Find out what you like, and then see to what degree you like it.
For example, when I was in San Francisco, a friend of mine took me to the local kink shop. He was stocking up on supplies, and I was playing around with some different things when an employee offered to zap me with a cattle prod. It was one of those that goes CLICKCLICKCLICK and the little blue spark zips between the two electrodes.
I declined, quickly, and wandered a safe distance away. But realised I’d not know until I gave it a go, so after thinking about it for a little while, I wandered over and told him I’d changed my mind.

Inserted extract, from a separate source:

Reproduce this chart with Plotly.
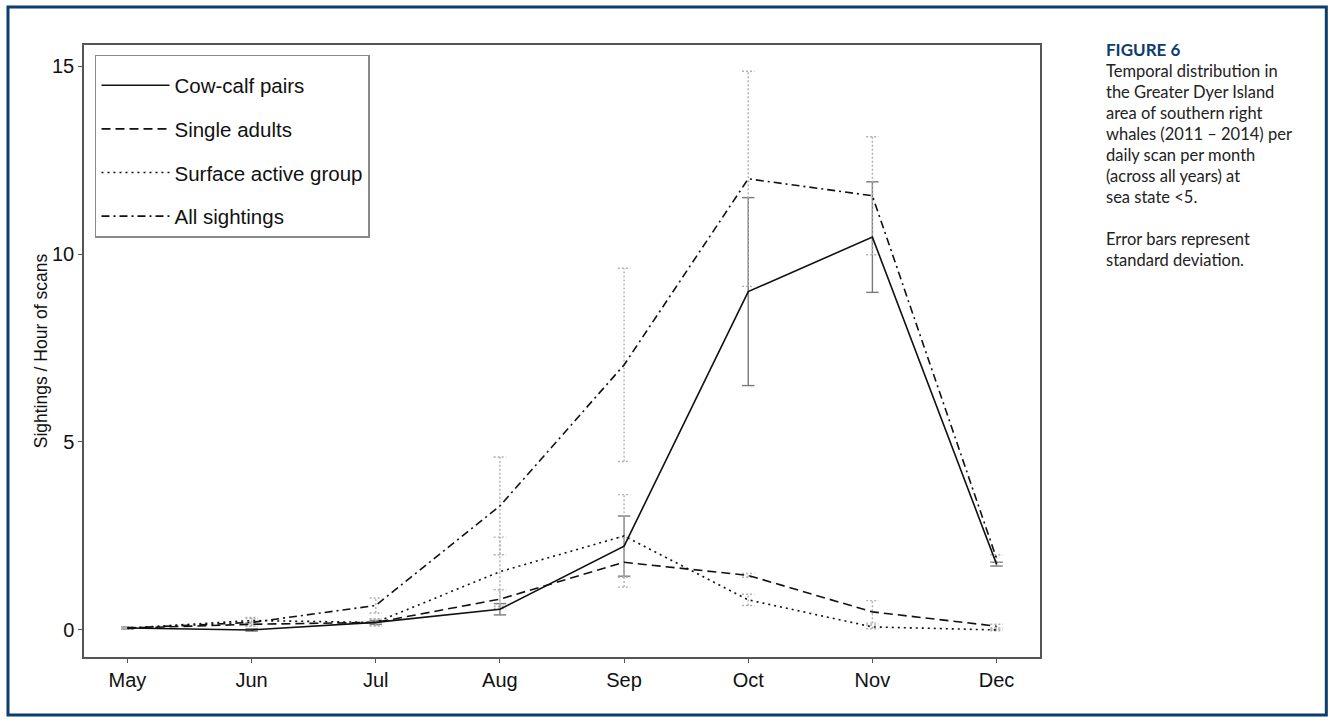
import plotly.graph_objects as go

months = ["May", "Jun", "Jul", "Aug", "Sep", "Oct", "Nov", "Dec"]
cow_calf = [0.05, 0.0, 0.2, 0.55, 2.23, 9.0, 10.45, 1.75]
cow_calf_sd = [0.03, 0.03, 0.05, 0.15, 0.8, 2.5, 1.47, 0.05]
single_adults = [0.05, 0.15, 0.2, 0.82, 1.8, 1.45, 0.48, 0.1]
single_adults_sd = [0.03, 0.05, 0.08, 0.25, 0.66, 0.05, 0.3, 0.05]
surface_active = [0.05, 0.25, 0.2, 1.55, 2.5, 0.8, 0.08, 0.0]
surface_active_sd = [0.03, 0.08, 0.1, 0.92, 1.1, 0.15, 0.05, 0.02]
all_sightings = [0.05, 0.2, 0.65, 3.3, 7.05, 12.0, 11.55, 1.9]
all_sightings_sd = [0.03, 0.1, 0.2, 1.3, 2.57, 2.86, 1.57, 0.1]

series = [
    ("Cow-calf pairs", cow_calf, cow_calf_sd, "solid", "solid", "#7a7a7a"),
    ("Single adults", single_adults, single_adults_sd, "9px,5px", "2px,2px", "#b0b0b0"),
    ("Surface active group", surface_active, surface_active_sd, "2px,4px", "2px,2px", "#b0b0b0"),
    ("All sightings", all_sightings, all_sightings_sd, "8px,4px,2px,4px", "2px,2px", "#b0b0b0"),
]

xs = list(range(len(months)))
cap = 0.05
fig = go.Figure()

# error bars (drawn first, below lines)
for name, vals, sds, dash, edash, ecol in series:
    ex, ey = [], []
    for x, v, s in zip(xs, vals, sds):
        lo, hi = v - s, v + s
        ex += [x, x, None, x - cap, x + cap, None, x - cap, x + cap, None]
        ey += [lo, hi, None, lo, lo, None, hi, hi, None]
    fig.add_trace(go.Scatter(x=ex, y=ey, mode="lines", showlegend=False,
                             hoverinfo="skip",
                             line=dict(color=ecol, width=1.4, dash=edash)))

for i, (name, vals, sds, dash, edash, ecol) in enumerate(series):
    fig.add_trace(go.Scatter(x=xs, y=vals, mode="lines", name=name,
                             legendgroup=f"g{i}",
                             line=dict(color="#111111", width=1.6, dash=dash)))

font_main = "Liberation Sans, Arial, sans-serif"
fig.update_layout(
    width=1333, height=722,
    margin=dict(l=84, r=293, t=45, b=65),
    paper_bgcolor="white", plot_bgcolor="white",
    showlegend=True,
    legend=dict(x=0.0115, y=0.984, xanchor="left", yanchor="top",
                bordercolor="#8a8a8a", borderwidth=1.5, bgcolor="white",
                font=dict(family=font_main, size=20.5, color="#111111"),
                title=dict(text=" ", font=dict(size=7)),
                itemwidth=68,
                tracegroupgap=14, traceorder="grouped"),
    xaxis=dict(range=[-0.35, 7.35], tickmode="array", tickvals=xs, ticktext=months,
               showgrid=False, zeroline=False, showline=True, mirror=True,
               linecolor="#555555", linewidth=1.5, ticks="outside", ticklen=4,
               tickcolor="#555555",
               tickfont=dict(family=font_main, size=20, color="#111111")),
    yaxis=dict(range=[-0.72, 15.56], tickvals=[0, 5, 10, 15],
               showgrid=False, zeroline=False, showline=True, mirror=True,
               linecolor="#555555", linewidth=1.5, ticks="outside", ticklen=4,
               tickcolor="#555555",
               title=dict(text="Sightings / Hour of scans", standoff=0,
                          font=dict(family=font_main, size=17.5, color="#111111")),
               tickfont=dict(family=font_main, size=20, color="#111111")),
)

# outer dark blue frame
fig.add_shape(type="rect", xref="paper", yref="paper",
              x0=-0.0795, x1=1.2995, y0=-0.0948, y1=1.062,
              line=dict(color="#0b3d6e", width=3), fillcolor="rgba(0,0,0,0)")

side_lines = [
    ("<b>FIGURE 6</b>", "#0b3d6e", 17),
    ("Temporal distribution in", "#222222", 16.5),
    ("the Greater Dyer Island", "#222222", 16.5),
    ("area of southern right", "#222222", 16.5),
    ("whales (2011 – 2014) per", "#222222", 16.5),
    ("daily scan per month", "#222222", 16.5),
    ("(across all years) at", "#222222", 16.5),
    ("sea state <5.", "#222222", 16.5),
    ("", "#222222", 16.5),
    ("Error bars represent", "#222222", 16.5),
    ("standard deviation.", "#222222", 16.5),
]
for k, (txt, col, sz) in enumerate(side_lines):
    if not txt:
        continue
    ypx = 50 + k * 21
    fig.add_annotation(xref="paper", yref="paper", x=(1104 - 84) / 956,
                       y=1 - (ypx - 45) / 612, xanchor="left", yanchor="middle",
                       showarrow=False, text=txt,
                       font=dict(family="Lato, Noto Sans, sans-serif", size=sz, color=col))

fig.write_html("out.html", config={"displayModeBar": False},
               post_script="document.body.style.margin='0';")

So he got the cattle-prod thing and stuck about a bajillion volts into my right bumcheek. I must have yelped quite loud, as everyone in the shop was looking at me.
I wouldn’t say it was something I wanted during sex, but it certainly woke me up. It was better than a coffee. I was tempted to get one, just to get me going, but if a taser is what it takes to get me out of bed, I’m not sure where my day could go from there, unless I start putting cocaine on my cornflakes.